The lakes and rivers in the central part of Minnesota hold the highest amounts of crappies, while those deep, cold lakes in the northeast portion hold the fewest crappies. While those two areas represent the two extremes, crappies are widely distributed throughout the state. Crappies are fish of vegetation -- both submerged and emergent -- and they prefer water that is warm and calm with high levels of clarity. The majority of anglers who catch crappies do so in the spring, when the water temperature reaches about 59 degrees F and the fish move into the shallow areas to spawn. During this time period--generally May to early June in Minnesota--anglers tend to have their best luck catching crappies.
Out of the Shallows
Many anglers quit fishing for crappies once the fish leave their shallow-water spawning grounds and head for deeper water. Lots of crappies still are caught, but most often by anglers who catch them by chance while targeting other species. But anglers who look for crappies can find them. The fish often form large schools after they vacate the shallows and will hang around the edges of weeds, drop-offs and main-lake reefs and humps. Crappies generally are not found on the bottom, but instead suspended between the bottom of the lake and the top of the water, where they find minnows and small aquatic insects to eat.

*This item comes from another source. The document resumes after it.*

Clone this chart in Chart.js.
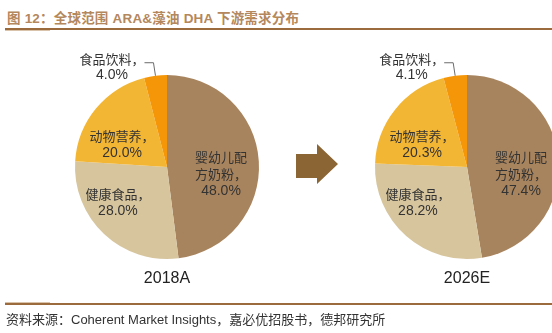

Given their abundance in so many water bodies in Minnesota, it's somewhat difficult to point to a specific lake that is best for crappie fishing. The state's most well-known crappie lake is Upper Red Lake in northwest Minnesota, but it is a long drive for most anglers. Some other of the state's large lakes -- like Leech and Rainy -- also are well-known crappie spots. Yes, thousands of other lakes in the state have healthy crappie populations and are good places for anglers to try. Keep in mind that word of a good crappie bite spreads quickly in Minnesota, so be quiet about your successes on a particular lake or you likely will find a crowd there the next time you go.
Since crappies rarely weigh more than a pound or two, anglers can get by with using light equipment. As for fishing lines, 4- to 6-pound monofilament works best, and it should be spooled onto a light or ultralight spinning rod and reel combination. A great year-round bait for crappies is a minnow, especially when they are impaled on a plain hook and fished beneath a bobber. A good bait to use to locate crappies is a small jig tipped with a minnow. It can be thrown around vegetation and other areas that crappies frequent and retrieved slowly. Once you find a school of fish, switch to a vertical presentation -- like a minnow and bobber -- and drop your bait right into the school. If the fish are biting well, substitute a plastic worm or grub for the minnow. That way, you will not have to change baits as much and can focus on catching fish. Dawn and dusk are the two prime times to catch crappies, though they will bite all day long.
Anglers can target crappies year-round in Minnesota, but some areas are closed to fishing during the spring when the fish are spawning and particularly susceptible to being caught. Signs posted in the water signal that these areas are closed. The daily limit of crappies is 10, but anglers should note that there are specific limits and length regulations on some lakes. The DNR fishing regulations handbook includes a list of lakes with special regulations.